Under a Crescent Moon: Stories from Arabia By Julia Simpson
My newest book is Under a Crescent Moon, a collection of 9 of my best stories written during my seventeen years in Saudi Arabia.
My stories reflect my life, as is the case for any writer. In college, I was preparing for a career in international journalism when I met a handsome young Saudi who had come to the West, with a group of other Saudis, to study English and engineering. We fell in love, got married, and went off to live in his hometown of Jeddah in Saudi Arabia. (Sylvia Fowler’s poignant memoir, The Red Sea Bride, may also soon available on this site )
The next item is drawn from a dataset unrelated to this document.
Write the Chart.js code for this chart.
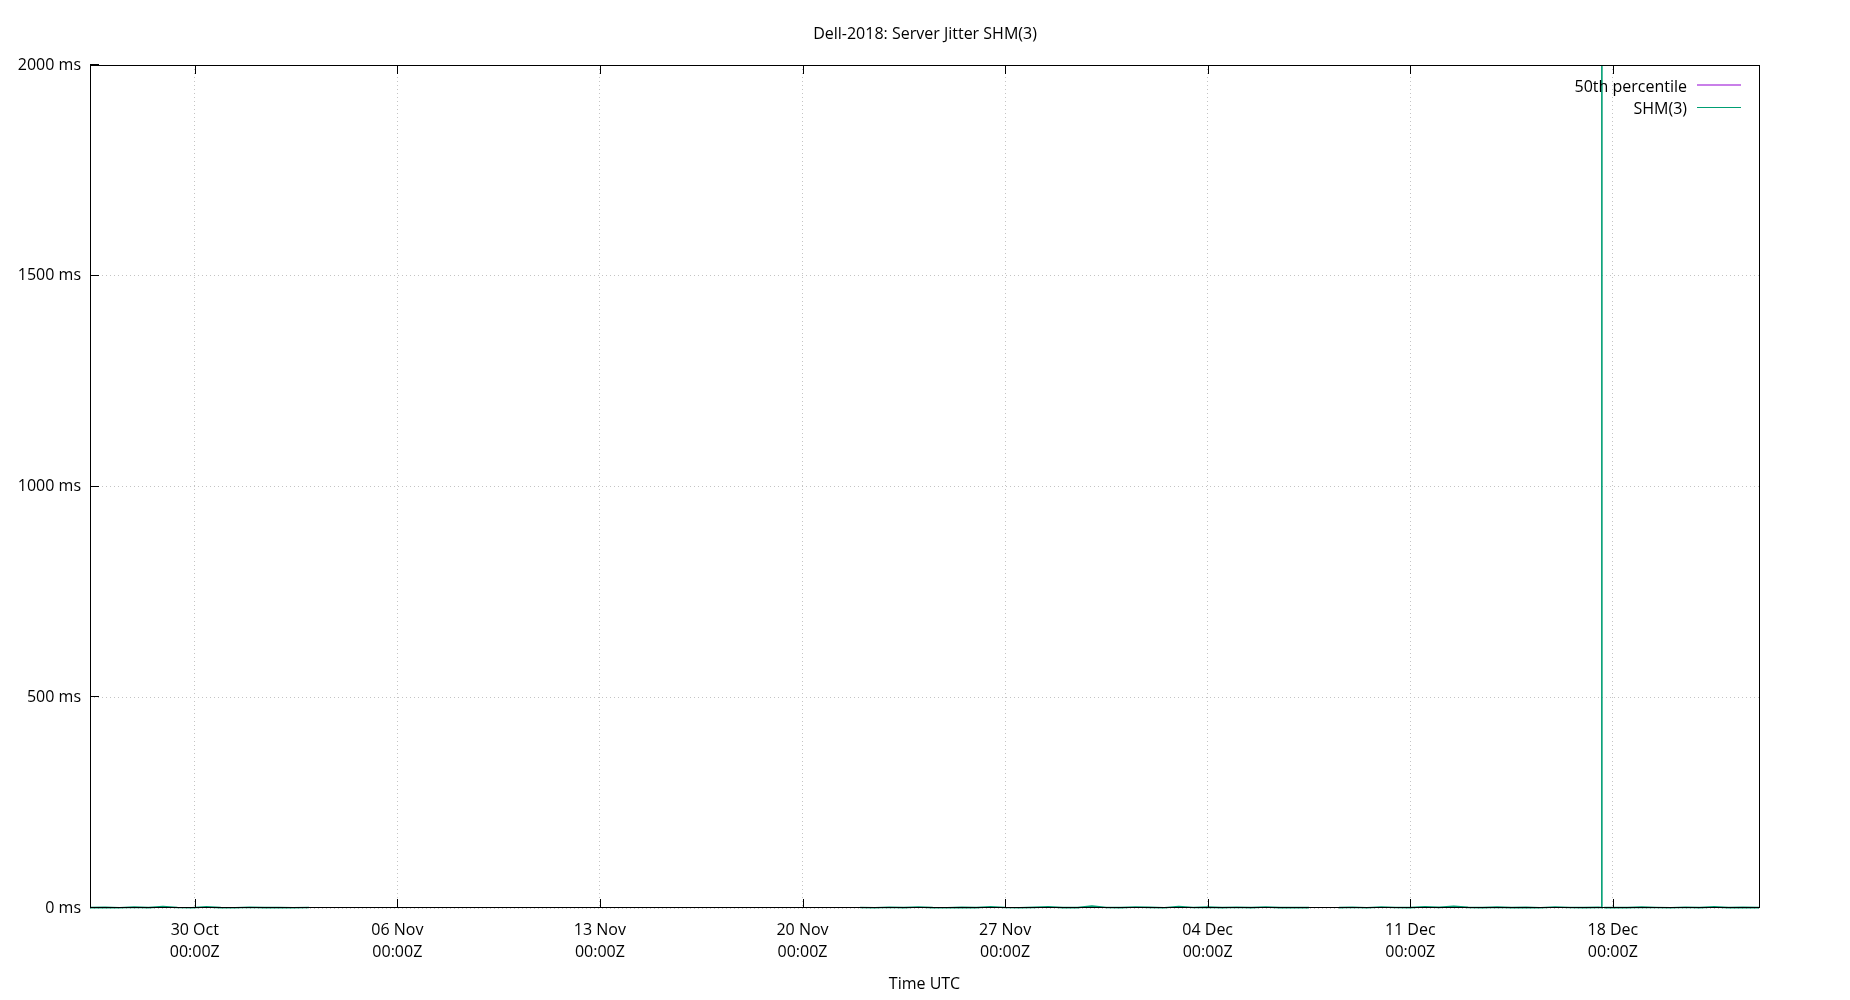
<!DOCTYPE html>
<html>
<head>
<meta charset="utf-8">
<script src="https://cdn.jsdelivr.net/npm/chart.js@4.4.1/dist/chart.umd.min.js"></script>
<style>
  html, body { margin: 0; padding: 0; background: #ffffff; }
  #wrap { width: 1850px; height: 1000px; }
</style>
</head>
<body>
<div id="wrap"><canvas id="c" width="1850" height="1000"></canvas></div>
<script>
// ---- data (days relative to 30 Oct 00:00Z; values in ms) ----
const chartTitle = "Dell-2018: Server Jitter SHM(3)";
const xAxisTitle = "Time UTC";
const xTickDays = [0, 7, 14, 21, 28, 35, 42, 49];
const xTickLabels = [
  ["30 Oct", "00:00Z"], ["06 Nov", "00:00Z"], ["13 Nov", "00:00Z"], ["20 Nov", "00:00Z"],
  ["27 Nov", "00:00Z"], ["04 Dec", "00:00Z"], ["11 Dec", "00:00Z"], ["18 Dec", "00:00Z"]
];
const yTicksMs = [0, 500, 1000, 1500, 2000];
const xRangeDays = [-3.62, 54.05];
const yRangeMs = [0, 2000];

const timesDays = [
  -3.62, -3.1, -2.6, -2.1, -1.6, -1.1, -0.6, -0.1, 0.4, 0.9, 1.4, 1.9, 2.4, 2.9, 3.4, 3.95,
  8.0,
  22.99, 23.5, 24.0, 24.5, 25.0, 25.5, 26.0, 26.5, 27.0, 27.5, 28.0, 28.5, 29.0, 29.5, 30.0, 30.5,
  31.0, 31.5, 32.0, 32.5, 33.0, 33.5, 34.0, 34.5, 35.0, 35.5, 36.0, 36.5, 37.0, 37.5, 38.0, 38.5,
  39.0,
  39.54, 40.0, 40.5, 41.0, 41.5, 42.0, 42.5, 43.0, 43.5, 44.0, 44.5, 45.0, 45.5, 46.0, 46.5, 47.0,
  47.5, 48.0, 48.5, 48.62,
  48.64,
  48.65,
  48.70, 49.0, 49.5, 50.0, 50.5, 51.0, 51.5, 52.0, 52.5, 53.0, 53.5, 54.05
];
const shmJitterMs = [
  0.8, 1.4, 0.6, 2.1, 0.9, 3.2, 1.1, 0.7, 2.6, 1.0, 0.5, 1.8, 0.9, 1.3, 0.6, 1.2,
  null,
  1.1, 0.7, 1.9, 0.8, 2.4, 1.0, 0.6, 1.5, 0.9, 2.8, 1.2, 0.7, 1.6, 3.1, 1.0, 0.8,
  4.6, 1.3, 0.9, 2.2, 1.4, 0.7, 3.4, 1.1, 2.0, 0.8, 1.7, 1.0, 2.5, 0.9, 1.3, 0.8,
  null,
  1.0, 1.8, 0.7, 2.3, 1.1, 0.9, 2.9, 1.4, 3.8, 1.6, 0.8, 2.1, 1.0, 1.5, 0.7, 2.4,
  1.2, 0.9, 1.6, 1.1,
  50000,
  null,
  0.9, 1.3, 0.8, 2.0, 1.1, 0.7, 1.9, 1.0, 2.6, 0.8, 1.4, 1.0
];
const percentileTimesDays = [-3.62, 54.05];
const percentile50Ms = [0.9, 0.9];

const seriesLabels = ["50th percentile", "SHM(3)"];
const seriesColors = ["#9400d3", "#009e73"];

// ---- chart ----
const FONT = "'Open Sans', 'Noto Sans', sans-serif";

const framePlugin = {
  id: 'frame',
  afterDatasetsDraw(chart) {
    const {ctx, chartArea: a, scales} = chart;
    ctx.save();
    ctx.strokeStyle = '#000';
    ctx.lineWidth = 1;
    ctx.beginPath();
    scales.x.ticks.forEach(t => {
      const px = Math.round(scales.x.getPixelForValue(t.value)) + 0.5;
      ctx.moveTo(px, a.bottom); ctx.lineTo(px, a.bottom - 9);
      ctx.moveTo(px, a.top); ctx.lineTo(px, a.top + 9);
    });
    scales.y.ticks.forEach(t => {
      const py = Math.round(scales.y.getPixelForValue(t.value)) - 0.5;
      ctx.moveTo(a.left, py); ctx.lineTo(a.left + 9, py);
    });
    ctx.stroke();
    ctx.strokeRect(Math.round(a.left) + 0.5, Math.round(a.top) + 0.5,
                   Math.round(a.right - a.left), Math.round(a.bottom - a.top) - 1);
    ctx.restore();
  },
  afterDraw(chart) {
    const {ctx} = chart;
    ctx.save();
    ctx.font = "16px " + FONT;
    ctx.textAlign = 'right';
    ctx.textBaseline = 'alphabetic';
    const rows = [{base: 91.5, line: 85}, {base: 113.5, line: 107.5}];
    chart.data.datasets.forEach((ds, i) => {
      ctx.fillStyle = '#000';
      ctx.fillText(ds.label, 1687, rows[i].base);
      ctx.strokeStyle = ds.borderColor;
      ctx.lineWidth = 1.2;
      ctx.beginPath();
      ctx.moveTo(1697, rows[i].line);
      ctx.lineTo(1741, rows[i].line);
      ctx.stroke();
    });
    ctx.restore();
  }
};

new Chart(document.getElementById('c'), {
  type: 'line',
  data: {
    datasets: [
      {
        label: seriesLabels[0],
        data: percentileTimesDays.map((t, i) => ({x: t, y: percentile50Ms[i]})),
        borderColor: seriesColors[0],
        backgroundColor: seriesColors[0],
        borderWidth: 1,
        pointRadius: 0,
        yAxisID: 'y',
        order: 1
      },
      {
        label: seriesLabels[1],
        data: timesDays.map((t, i) => ({x: t, y: shmJitterMs[i]})),
        borderColor: seriesColors[1],
        backgroundColor: seriesColors[1],
        borderWidth: 1.6,
        pointRadius: 0,
        tension: 0,
        spanGaps: false,
        yAxisID: 'y',
        clip: {left: 0, top: 0, right: 0, bottom: 3},
        order: 0
      }
    ]
  },
  options: {
    responsive: false,
    animation: false,
    devicePixelRatio: 1,
    layout: { padding: 0 },
    plugins: {
      legend: { display: false },
      tooltip: { enabled: false },
      title: {
        display: true,
        text: chartTitle,
        color: '#000',
        font: { family: FONT, size: 16, weight: 'normal', lineHeight: 1.2 },
        padding: { top: 24.5, bottom: 21.3 }
      }
    },
    scales: {
      x: {
        type: 'linear',
        min: xRangeDays[0],
        max: xRangeDays[1],
        afterBuildTicks: (scale) => { scale.ticks = xTickDays.map(v => ({value: v})); },
        afterFit: (scale) => { scale.height = 92; },
        ticks: {
          autoSkip: false,
          maxRotation: 0,
          padding: 11,
          color: '#000',
          font: { family: FONT, size: 16, lineHeight: 1.4 },
          callback: (v, i) => xTickLabels[i]
        },
        grid: { color: '#c4c4c4', lineWidth: 1, drawTicks: false },
        border: { display: false, dash: [1, 3] },
        title: {
          display: true,
          text: xAxisTitle,
          color: '#000',
          font: { family: FONT, size: 16, lineHeight: 1.2 },
          padding: { top: 0, bottom: 5.5 }
        }
      },
      y: {
        type: 'linear',
        position: 'left',
        min: yRangeMs[0],
        max: yRangeMs[1],
        afterBuildTicks: (scale) => { scale.ticks = yTicksMs.map(v => ({value: v})); },
        afterFit: (scale) => { scale.width = 90; },
        ticks: {
          padding: 9,
          color: '#000',
          font: { family: FONT, size: 16 },
          callback: (v) => v + ' ms'
        },
        grid: { color: '#c4c4c4', lineWidth: 1, drawTicks: false },
        border: { display: false, dash: [1, 3] }
      },
      yRightSpace: {
        type: 'linear',
        position: 'right',
        min: yRangeMs[0],
        max: yRangeMs[1],
        afterFit: (scale) => { scale.width = 91; },
        ticks: { display: false },
        grid: { display: false, drawTicks: false },
        border: { display: false }
      }
    }
  },
  plugins: [framePlugin]
});
</script>
</body>
</html>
Once in Jeddah with my two college degrees, I discovered I was banned from working for a salary as well as from sundry other things. Driving a car, attending college classes, having a telephone, and inheriting or owning property were among the most significant. Ironically, I chanced to find that selling essays, stories, and interviews to the local English language newspapers and Saudi Broadcasting System (English Service) was tolerated. The Saudi government made no interdiction, viewing such income as similarly inconsequential as the money earned by foreigners selling chewing gum or beans in the street.
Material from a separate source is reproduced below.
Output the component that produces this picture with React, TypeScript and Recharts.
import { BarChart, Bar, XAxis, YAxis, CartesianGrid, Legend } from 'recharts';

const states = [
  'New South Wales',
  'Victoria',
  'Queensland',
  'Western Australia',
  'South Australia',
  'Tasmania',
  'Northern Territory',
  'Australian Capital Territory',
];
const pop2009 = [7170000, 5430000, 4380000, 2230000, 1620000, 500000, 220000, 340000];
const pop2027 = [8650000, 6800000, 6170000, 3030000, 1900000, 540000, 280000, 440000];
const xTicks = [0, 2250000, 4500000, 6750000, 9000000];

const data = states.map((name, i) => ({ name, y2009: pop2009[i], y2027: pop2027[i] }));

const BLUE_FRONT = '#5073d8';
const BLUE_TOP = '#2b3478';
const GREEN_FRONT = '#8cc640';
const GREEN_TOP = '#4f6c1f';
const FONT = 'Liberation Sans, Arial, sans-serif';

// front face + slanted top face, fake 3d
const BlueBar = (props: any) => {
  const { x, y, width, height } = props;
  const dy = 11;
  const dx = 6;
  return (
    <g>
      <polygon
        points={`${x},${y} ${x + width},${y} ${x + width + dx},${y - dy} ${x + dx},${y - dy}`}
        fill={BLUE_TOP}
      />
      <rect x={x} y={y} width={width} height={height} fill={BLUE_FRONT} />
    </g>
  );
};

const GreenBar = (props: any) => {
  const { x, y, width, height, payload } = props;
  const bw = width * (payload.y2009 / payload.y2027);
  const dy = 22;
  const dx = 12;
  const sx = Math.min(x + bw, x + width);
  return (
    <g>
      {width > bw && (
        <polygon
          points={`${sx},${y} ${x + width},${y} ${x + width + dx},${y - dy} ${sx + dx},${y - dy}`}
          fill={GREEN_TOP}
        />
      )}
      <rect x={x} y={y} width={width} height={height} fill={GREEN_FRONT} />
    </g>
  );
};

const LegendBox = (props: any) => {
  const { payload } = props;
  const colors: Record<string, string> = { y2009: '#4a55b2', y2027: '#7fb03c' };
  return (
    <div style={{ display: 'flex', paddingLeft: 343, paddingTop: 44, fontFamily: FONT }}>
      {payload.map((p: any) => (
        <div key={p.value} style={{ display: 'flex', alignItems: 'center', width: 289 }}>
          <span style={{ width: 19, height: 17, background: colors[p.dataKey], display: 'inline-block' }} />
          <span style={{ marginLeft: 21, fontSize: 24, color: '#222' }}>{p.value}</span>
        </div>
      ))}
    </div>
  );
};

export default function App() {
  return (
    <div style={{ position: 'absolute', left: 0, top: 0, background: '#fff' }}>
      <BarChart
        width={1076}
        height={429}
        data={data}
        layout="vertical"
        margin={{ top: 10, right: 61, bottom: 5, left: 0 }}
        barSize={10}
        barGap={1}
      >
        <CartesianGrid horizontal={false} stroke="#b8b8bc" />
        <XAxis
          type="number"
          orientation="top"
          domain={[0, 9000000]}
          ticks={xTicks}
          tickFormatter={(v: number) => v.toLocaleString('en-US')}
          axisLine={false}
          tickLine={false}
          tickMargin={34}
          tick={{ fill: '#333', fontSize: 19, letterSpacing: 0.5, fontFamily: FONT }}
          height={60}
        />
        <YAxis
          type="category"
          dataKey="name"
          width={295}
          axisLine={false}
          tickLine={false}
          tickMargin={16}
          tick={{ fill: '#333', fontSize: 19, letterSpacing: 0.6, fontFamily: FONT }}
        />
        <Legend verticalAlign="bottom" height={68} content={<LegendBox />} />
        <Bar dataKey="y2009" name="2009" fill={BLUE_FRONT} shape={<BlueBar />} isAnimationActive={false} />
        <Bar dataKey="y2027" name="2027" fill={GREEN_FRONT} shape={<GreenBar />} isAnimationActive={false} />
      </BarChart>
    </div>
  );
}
Writing helped provide a buffer against incredible loneliness. While nonfiction could be sold for a nominal fee, fiction helped me explore the exotic allure of Arabia as well as the tremendous culture gap that creates so many impediments to acceptance of foreign wives and their bicultural offspring.
Under a Crescent Moon attempts to open, via parables, poems and stories, a window onto the unique experience of entering into the Muslim culture, with a particular emphasis on Saudi life. This collection makes no claim to revealing a complete picture: I hope you will view it as a tiny portal opened in good faith.